Stored data:
....................
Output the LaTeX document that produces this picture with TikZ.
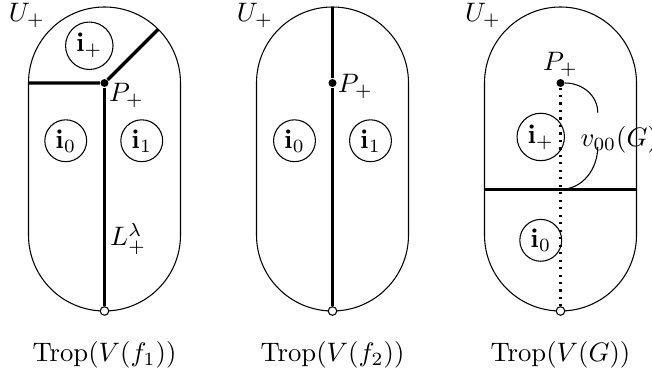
\documentclass[tikz,border=0pt]{standalone}
\usepackage{amsmath}
\usepackage{amssymb}
\usepackage{tikz}

\tikzset{
  region/.style={draw,circle,inner sep=1.5pt},
  vertex/.style={circle,fill,inner sep=0pt,minimum size=3pt},
  endpt/.style={circle,draw,fill=white,inner sep=0pt,minimum size=3.2pt},
  trop/.style={very thick},
}

\begin{document}
\begin{tikzpicture}
    \useasboundingbox (-1.375,1.092) rectangle (7.204,-3.88);

    % Outlines of U_+
    \foreach \c in {0,3,6} {
        \draw (\c-1,0) arc (180:0:1) -- (\c+1,-2) arc (0:-180:1) -- cycle;
        \node (U\c) at (\c-1.02,0.89) {$U_+$};
    }

    % Trop(V(f_1))
    \coordinate (A1) at (-1,0);
    \coordinate (B1) at (45:1);
    \node[vertex] (P1) at (0,0) {};
    \node[endpt] (O1) at (0,-3) {};
    \draw[trop] (A1) -- (P1) -- (B1);
    \draw[trop] (P1) -- (O1);
    \node[region] (ip1) at (-0.2,0.49) {$\mathbf{i}_+$};
    \node[region] (i01) at (-0.51,-0.76) {$\mathbf{i}_0$};
    \node[region] (i11) at (0.49,-0.76) {$\mathbf{i}_1$};
    \node (PL1) at (0.29,-0.17) {$P_+$};
    \node (L1) at (0.31,-2.05) {$L_+^\lambda$};
    \node (T1) at (0,-3.58) {$\mathrm{Trop}(V(f_1))$};

    % Trop(V(f_2))
    \coordinate (A2) at (3,1);
    \node[vertex] (P2) at (3,0) {};
    \node[endpt] (O2) at (3,-3) {};
    \draw[trop] (A2) -- (P2) -- (O2);
    \node[region] (i02) at (2.5,-0.76) {$\mathbf{i}_0$};
    \node[region] (i12) at (3.5,-0.76) {$\mathbf{i}_1$};
    \node (PL2) at (3.3,-0.05) {$P_+$};
    \node (T2) at (3,-3.58) {$\mathrm{Trop}(V(f_2))$};

    % Trop(V(G))
    \coordinate (A3) at (5,-1.4);
    \coordinate (B3) at (7,-1.4);
    \coordinate (Q3) at (6,-1.4);
    \node[vertex] (P3) at (6,0) {};
    \node[endpt] (O3) at (6,-3) {};
    \draw[thick,dotted] (P3) -- (O3);
    \draw[trop] (A3) -- (B3);
    \node[region] (ip3) at (5.74,-0.71) {$\mathbf{i}_+$};
    \node[region] (i03) at (5.74,-2.07) {$\mathbf{i}_0$};
    \node (PL3) at (6,0.25) {$P_+$};
    \node[anchor=west] (V3) at (6.14,-0.75) {$v_{00}(G)$};
    \coordinate (C3) at (6.49,-0.39);
    \coordinate (D3) at (6.49,-0.84);
    \draw (P3) to[out=0,in=90] (C3);
    \draw (D3) to[out=-90,in=0] (Q3);
    \node (T3) at (6,-3.58) {$\mathrm{Trop}(V(G))$};
\end{tikzpicture}
\end{document}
....................
The listing above needs to be output again exactly. Don't include the pictures.

Output the LaTeX document that produces this picture with TikZ.
\documentclass[tikz,border=0pt]{standalone}
\usepackage{amsmath}
\usepackage{amssymb}
\usepackage{tikz}

\tikzset{
  region/.style={draw,circle,inner sep=1.5pt},
  vertex/.style={circle,fill,inner sep=0pt,minimum size=3pt},
  endpt/.style={circle,draw,fill=white,inner sep=0pt,minimum size=3.2pt},
  trop/.style={very thick},
}

\begin{document}
\begin{tikzpicture}
    \useasboundingbox (-1.375,1.092) rectangle (7.204,-3.88);

    % Outlines of U_+
    \foreach \c in {0,3,6} {
        \draw (\c-1,0) arc (180:0:1) -- (\c+1,-2) arc (0:-180:1) -- cycle;
        \node (U\c) at (\c-1.02,0.89) {$U_+$};
    }

    % Trop(V(f_1))
    \coordinate (A1) at (-1,0);
    \coordinate (B1) at (45:1);
    \node[vertex] (P1) at (0,0) {};
    \node[endpt] (O1) at (0,-3) {};
    \draw[trop] (A1) -- (P1) -- (B1);
    \draw[trop] (P1) -- (O1);
    \node[region] (ip1) at (-0.2,0.49) {$\mathbf{i}_+$};
    \node[region] (i01) at (-0.51,-0.76) {$\mathbf{i}_0$};
    \node[region] (i11) at (0.49,-0.76) {$\mathbf{i}_1$};
    \node (PL1) at (0.29,-0.17) {$P_+$};
    \node (L1) at (0.31,-2.05) {$L_+^\lambda$};
    \node (T1) at (0,-3.58) {$\mathrm{Trop}(V(f_1))$};

    % Trop(V(f_2))
    \coordinate (A2) at (3,1);
    \node[vertex] (P2) at (3,0) {};
    \node[endpt] (O2) at (3,-3) {};
    \draw[trop] (A2) -- (P2) -- (O2);
    \node[region] (i02) at (2.5,-0.76) {$\mathbf{i}_0$};
    \node[region] (i12) at (3.5,-0.76) {$\mathbf{i}_1$};
    \node (PL2) at (3.3,-0.05) {$P_+$};
    \node (T2) at (3,-3.58) {$\mathrm{Trop}(V(f_2))$};

    % Trop(V(G))
    \coordinate (A3) at (5,-1.4);
    \coordinate (B3) at (7,-1.4);
    \coordinate (Q3) at (6,-1.4);
    \node[vertex] (P3) at (6,0) {};
    \node[endpt] (O3) at (6,-3) {};
    \draw[thick,dotted] (P3) -- (O3);
    \draw[trop] (A3) -- (B3);
    \node[region] (ip3) at (5.74,-0.71) {$\mathbf{i}_+$};
    \node[region] (i03) at (5.74,-2.07) {$\mathbf{i}_0$};
    \node (PL3) at (6,0.25) {$P_+$};
    \node[anchor=west] (V3) at (6.14,-0.75) {$v_{00}(G)$};
    \coordinate (C3) at (6.49,-0.39);
    \coordinate (D3) at (6.49,-0.84);
    \draw (P3) to[out=0,in=90] (C3);
    \draw (D3) to[out=-90,in=0] (Q3);
    \node (T3) at (6,-3.58) {$\mathrm{Trop}(V(G))$};
\end{tikzpicture}
\end{document}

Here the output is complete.